Por eso mismo, tampoco tengo nada que decir. Intento descubrir si hay alguna buena noticia que comentar, algo que me alegre el día y no precisamente en plan Clint Eastwood y no lo hallo. Desde la devastación de Beirut hasta los incendios en California, pasando por las revueltas y manifestaciones de medio mundo, todo lo que observo es un panorama sombrío que no invita al optimismo.
Hasta amigos míos, forofos impenitentes de la información, que antes se tragaban todo lo habido y por haber, prescinden ahora de las noticias para no deprimirse ellos también.
Sin alejarme del coronavirus que todo lo impregna, he llegado a la conclusión de que no entiendo nada de nada, con noticias contradictorias, paparruchas en las redes sociales, normas diferentes en unos sitios y otros y unos días u otros,…

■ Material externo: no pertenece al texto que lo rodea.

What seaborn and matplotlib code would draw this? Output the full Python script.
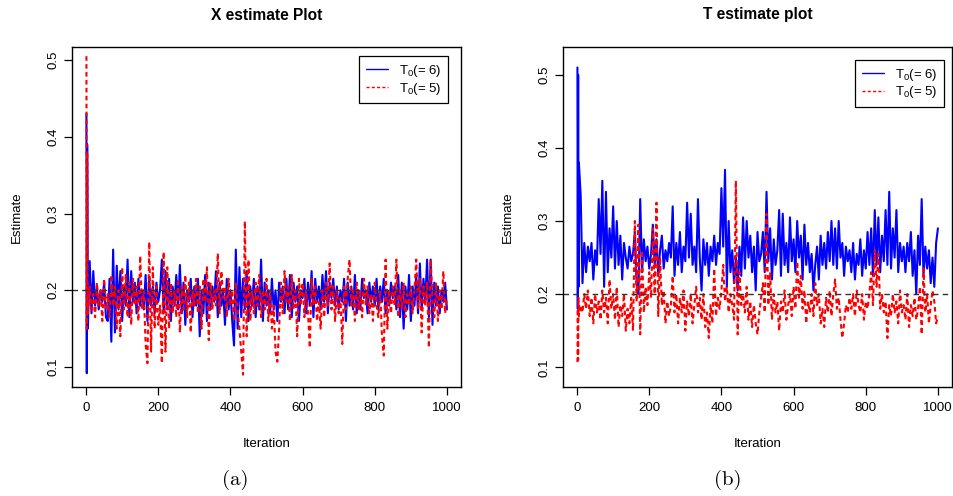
import matplotlib
matplotlib.use("Agg")
import matplotlib.pyplot as plt
import seaborn as sns

# iteration index of each stored sample (first five kept, then every 5th)
iters = [1, 2, 3, 4, 5] + list(range(10, 1001, 5))

# X estimate, T0 = 6 and T0 = 5
x_t6 = [0.430, 0.092, 0.390, 0.300, 0.150,
        0.238, 0.170, 0.225, 0.180, 0.205, 0.175, 0.200, 0.185, 0.210, 0.165,
        0.160, 0.215, 0.133, 0.253, 0.145, 0.232, 0.175, 0.225, 0.160, 0.205,
        0.180, 0.240, 0.165, 0.225, 0.185, 0.210, 0.170, 0.215, 0.180, 0.200,
        0.175, 0.220, 0.160, 0.215, 0.180, 0.205, 0.170, 0.210, 0.185, 0.200,
        0.240, 0.170, 0.225, 0.175, 0.215, 0.160, 0.205, 0.180, 0.220, 0.175,
        0.233, 0.170, 0.210, 0.155, 0.200, 0.185, 0.215, 0.165, 0.205, 0.180,
        0.215, 0.140, 0.200, 0.170, 0.220, 0.160, 0.210, 0.175, 0.205, 0.185,
        0.225, 0.165, 0.210, 0.180, 0.200, 0.155, 0.215, 0.175, 0.200, 0.160,
        0.128, 0.253, 0.150, 0.230, 0.165, 0.215, 0.175, 0.225, 0.160, 0.205,
        0.180, 0.215, 0.165, 0.205, 0.175, 0.240, 0.160, 0.210, 0.180, 0.200,
        0.170, 0.215, 0.175, 0.200, 0.160, 0.210, 0.185, 0.205, 0.170, 0.215,
        0.175, 0.220, 0.165, 0.210, 0.185, 0.205, 0.160, 0.200, 0.190, 0.215,
        0.170, 0.210, 0.180, 0.225, 0.165, 0.215, 0.185, 0.205, 0.175, 0.220,
        0.185, 0.225, 0.170, 0.210, 0.190, 0.215, 0.180, 0.205, 0.175, 0.200,
        0.185, 0.215, 0.160, 0.210, 0.180, 0.205, 0.175, 0.220, 0.170, 0.200,
        0.175, 0.215, 0.190, 0.200, 0.170, 0.210, 0.185, 0.205, 0.180, 0.215,
        0.175, 0.205, 0.185, 0.215, 0.170, 0.200, 0.180, 0.210, 0.190, 0.205,
        0.175, 0.220, 0.165, 0.210, 0.150, 0.205, 0.175, 0.220, 0.160, 0.205,
        0.180, 0.220, 0.170, 0.235, 0.175, 0.215, 0.185, 0.240, 0.165, 0.240,
        0.155, 0.210, 0.180, 0.205, 0.170, 0.200, 0.185, 0.210, 0.175]

x_t5 = [0.505, 0.150, 0.380, 0.220, 0.170,
        0.205, 0.175, 0.195, 0.165, 0.210, 0.180, 0.200, 0.160, 0.215, 0.175,
        0.195, 0.165, 0.220, 0.180, 0.205, 0.150, 0.200, 0.140, 0.230, 0.175,
        0.220, 0.165, 0.210, 0.155, 0.215, 0.180, 0.205, 0.160, 0.245, 0.175,
        0.200, 0.130, 0.105, 0.263, 0.120, 0.230, 0.150, 0.205, 0.155, 0.180,
        0.105, 0.250, 0.120, 0.230, 0.150, 0.210, 0.170, 0.200, 0.165, 0.215,
        0.145, 0.205, 0.175, 0.220, 0.165, 0.210, 0.145, 0.200, 0.180, 0.215,
        0.170, 0.205, 0.150, 0.215, 0.185, 0.230, 0.135, 0.210, 0.175, 0.200,
        0.180, 0.248, 0.170, 0.225, 0.190, 0.205, 0.165, 0.215, 0.180, 0.200,
        0.160, 0.210, 0.175, 0.150, 0.120, 0.090, 0.290, 0.140, 0.240, 0.160,
        0.200, 0.170, 0.210, 0.180, 0.220, 0.165, 0.200, 0.175, 0.215, 0.160,
        0.200, 0.150, 0.180, 0.120, 0.107, 0.150, 0.210, 0.170, 0.225, 0.185,
        0.205, 0.160, 0.220, 0.175, 0.200, 0.140, 0.215, 0.180, 0.210, 0.165,
        0.200, 0.170, 0.125, 0.215, 0.180, 0.205, 0.160, 0.185, 0.150, 0.200,
        0.165, 0.210, 0.180, 0.235, 0.175, 0.205, 0.160, 0.200, 0.170, 0.190,
        0.130, 0.205, 0.175, 0.215, 0.240, 0.180, 0.200, 0.160, 0.210, 0.175,
        0.200, 0.165, 0.215, 0.180, 0.205, 0.170, 0.195, 0.160, 0.210, 0.180,
        0.165, 0.200, 0.140, 0.115, 0.240, 0.150, 0.200, 0.170, 0.205, 0.180,
        0.240, 0.165, 0.200, 0.175, 0.210, 0.165, 0.195, 0.180, 0.205, 0.170,
        0.200, 0.240, 0.175, 0.215, 0.145, 0.205, 0.180, 0.210, 0.125, 0.240,
        0.185, 0.165, 0.210, 0.160, 0.200, 0.175, 0.225, 0.170, 0.190]

# T estimate, T0 = 6 and T0 = 5
t_t6 = [0.510, 0.180, 0.500, 0.210, 0.380,
        0.335, 0.215, 0.270, 0.230, 0.265, 0.245, 0.270, 0.220, 0.260, 0.240,
        0.330, 0.255, 0.355, 0.210, 0.340, 0.230, 0.290, 0.250, 0.320, 0.235,
        0.300, 0.240, 0.280, 0.220, 0.270, 0.250, 0.235, 0.265, 0.245, 0.255,
        0.285, 0.215, 0.200, 0.330, 0.230, 0.275, 0.245, 0.265, 0.235, 0.255,
        0.295, 0.240, 0.275, 0.225, 0.260, 0.280, 0.235, 0.260, 0.245, 0.270,
        0.250, 0.320, 0.225, 0.270, 0.240, 0.285, 0.230, 0.265, 0.245, 0.325,
        0.250, 0.310, 0.240, 0.265, 0.230, 0.330, 0.250, 0.205, 0.275, 0.240,
        0.270, 0.225, 0.265, 0.245, 0.280, 0.240, 0.270, 0.255, 0.345, 0.265,
        0.370, 0.210, 0.300, 0.230, 0.260, 0.215, 0.250, 0.205, 0.265, 0.225,
        0.305, 0.235, 0.300, 0.250, 0.280, 0.230, 0.265, 0.205, 0.285, 0.245,
        0.255, 0.285, 0.230, 0.340, 0.245, 0.290, 0.220, 0.275, 0.240, 0.260,
        0.315, 0.225, 0.310, 0.240, 0.270, 0.230, 0.305, 0.245, 0.275, 0.230,
        0.300, 0.250, 0.280, 0.220, 0.295, 0.240, 0.270, 0.230, 0.255, 0.205,
        0.240, 0.265, 0.220, 0.280, 0.240, 0.270, 0.235, 0.285, 0.245, 0.300,
        0.240, 0.290, 0.235, 0.300, 0.250, 0.270, 0.225, 0.265, 0.245, 0.260,
        0.230, 0.270, 0.220, 0.255, 0.240, 0.275, 0.225, 0.260, 0.235, 0.285,
        0.240, 0.290, 0.225, 0.315, 0.240, 0.305, 0.230, 0.280, 0.245, 0.315,
        0.240, 0.340, 0.235, 0.290, 0.250, 0.315, 0.230, 0.270, 0.245, 0.265,
        0.230, 0.270, 0.245, 0.285, 0.225, 0.260, 0.200, 0.280, 0.240, 0.330,
        0.225, 0.265, 0.235, 0.260, 0.215, 0.250, 0.210, 0.270, 0.290]

t_t5 = [0.107, 0.180, 0.110, 0.195, 0.170,
        0.185, 0.175, 0.200, 0.180, 0.205, 0.170, 0.195, 0.160, 0.200, 0.175,
        0.190, 0.165, 0.205, 0.175, 0.195, 0.160, 0.220, 0.180, 0.200, 0.165,
        0.210, 0.155, 0.185, 0.170, 0.200, 0.150, 0.180, 0.160, 0.195, 0.150,
        0.300, 0.190, 0.295, 0.145, 0.260, 0.175, 0.210, 0.185, 0.230, 0.195,
        0.290, 0.200, 0.325, 0.170, 0.250, 0.185, 0.205, 0.160, 0.190, 0.170,
        0.185, 0.225, 0.175, 0.200, 0.160, 0.195, 0.175, 0.205, 0.150, 0.190,
        0.170, 0.200, 0.160, 0.185, 0.210, 0.175, 0.195, 0.165, 0.200, 0.155,
        0.175, 0.140, 0.185, 0.160, 0.235, 0.170, 0.195, 0.180, 0.205, 0.240,
        0.190, 0.210, 0.175, 0.200, 0.185, 0.165, 0.355, 0.145, 0.230, 0.185,
        0.200, 0.175, 0.210, 0.165, 0.190, 0.155, 0.185, 0.160, 0.145, 0.175,
        0.195, 0.215, 0.175, 0.310, 0.185, 0.230, 0.165, 0.200, 0.175, 0.190,
        0.150, 0.190, 0.175, 0.205, 0.165, 0.185, 0.200, 0.170, 0.210, 0.180,
        0.245, 0.195, 0.225, 0.180, 0.205, 0.160, 0.190, 0.175, 0.200, 0.170,
        0.215, 0.185, 0.200, 0.160, 0.180, 0.155, 0.195, 0.175, 0.205, 0.170,
        0.200, 0.220, 0.180, 0.195, 0.165, 0.140, 0.160, 0.185, 0.175, 0.195,
        0.180, 0.200, 0.170, 0.205, 0.185, 0.175, 0.200, 0.165, 0.190, 0.180,
        0.200, 0.230, 0.185, 0.260, 0.210, 0.255, 0.180, 0.200, 0.175, 0.190,
        0.140, 0.185, 0.170, 0.200, 0.175, 0.190, 0.160, 0.205, 0.175, 0.185,
        0.165, 0.200, 0.155, 0.185, 0.170, 0.195, 0.165, 0.180, 0.210, 0.145,
        0.235, 0.175, 0.200, 0.160, 0.185, 0.205, 0.190, 0.160, 0.170]

true_value = 0.2
x_ticks = [0, 200, 400, 600, 800, 1000]
y_ticks = [0.1, 0.2, 0.3, 0.4, 0.5]
labels = [r"T$_0$(= 6)", r"T$_0$(= 5)"]

sns.set_style("ticks", {"axes.edgecolor": "black", "xtick.color": "black",
                        "ytick.color": "black", "text.color": "black",
                        "axes.labelcolor": "black"})
plt.rcParams["font.family"] = ["Liberation Sans", "DejaVu Sans"]
plt.rcParams["mathtext.fontset"] = "custom"
plt.rcParams["mathtext.rm"] = "Liberation Sans"
plt.rcParams["mathtext.it"] = "Liberation Sans"

W, H = 954, 496
fig = plt.figure(figsize=(W / 100, H / 100), dpi=100)

panels = [
    dict(box=(72, 47, 461, 387), t6=x_t6, t5=x_t5, ylim=(0.074, 0.517),
         title="X estimate Plot", ylab_x=17, cap="(a)", cap_x=235,
         leg=(0.9666, 0.9735)),
    dict(box=(563, 47, 952, 387), t6=t_t6, t5=t_t5, ylim=(0.073, 0.538),
         title="T estimate plot", ylab_x=508, cap="(b)", cap_x=728,
         leg=(0.979, 0.962)),
]

for p in panels:
    l, t, r, b = p["box"]
    ax = fig.add_axes([l / W, 1 - b / H, (r - l) / W, (b - t) / H])
    sns.lineplot(x=iters, y=p["t6"], ax=ax, color="blue", lw=1.5, label=labels[0])
    sns.lineplot(x=iters, y=p["t5"], ax=ax, color="red", lw=1.5,
                 linestyle=(0, (2.2, 1.6)), label=labels[1])
    ax.axhline(true_value, color="#333333", lw=1, linestyle=(0, (4, 3)))
    ax.set_xlim(-39, 1039)
    ax.set_ylim(*p["ylim"])
    ax.set_xticks(x_ticks)
    ax.set_yticks(y_ticks)
    ax.set_yticklabels([str(v) for v in y_ticks], rotation=90, va="center")
    ax.tick_params(length=6, width=0.9, labelsize=9.5, pad=3)
    ax.tick_params(axis="x", pad=5)
    for s in ax.spines.values():
        s.set_visible(True)
        s.set_linewidth(1)
    ax.set_xlabel("")
    ax.set_ylabel("")
    leg = ax.legend(loc="upper right", bbox_to_anchor=p["leg"], fancybox=False,
                    edgecolor="black", framealpha=1, fontsize=9.5,
                    borderpad=0.5, handlelength=1.7, handletextpad=0.8,
                    labelspacing=0.15, borderaxespad=0)
    leg.get_frame().set_linewidth(0.9)
    for ln in leg.get_lines():
        ln.set_linewidth(1)

    cx = (l + r) / 2
    fig.text(cx / W, 1 - 15 / H, p["title"], ha="center", va="center",
             fontsize=11.2, fontweight="bold")
    fig.text(cx / W, 1 - 444 / H, "Iteration", ha="center", va="center",
             fontsize=9.5)
    fig.text(p["ylab_x"] / W, 1 - 217 / H, "Estimate", ha="center",
             va="center", rotation=90, fontsize=9.5)
    fig.text(p["cap_x"] / W, 1 - 480 / H, p["cap"], ha="center", va="center",
             fontsize=15, family=["cmr10", "DejaVu Serif"])

fig.savefig("out.png", dpi=100)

Paso de descubrir que ni siquiera es cierto lo más fetén —ese comité de expertos que presuntamente asesoraba al Gobierno y que resulta que no existía— hasta las revueltas individuales y colectivas contra el uso de las mascarillas: entre las formas más ridículas e inútiles de ponerlas —garganta, codos,…— bate el récord la de situarla en el cogote, como las kipás de los judíos practicantes.
Ante este panorama tan desolador, pedí a mis allegados que me hiciesen llegar alguna noticia positiva que me restañase el alma. Con la mejor intención, una de mis hermanas me contó el largo y laborioso rescate de una tortuga apresada involuntariamente en unas redes.
Ni por esas. Mi primera reacción fue pensar en la dolorida y asustada tortuga y en lo costoso de su liberación, con lo que en vez de sosegarme me angustié aún más.
Está visto, pues, que no tengo nada que decir y que mejor está que no lo diga.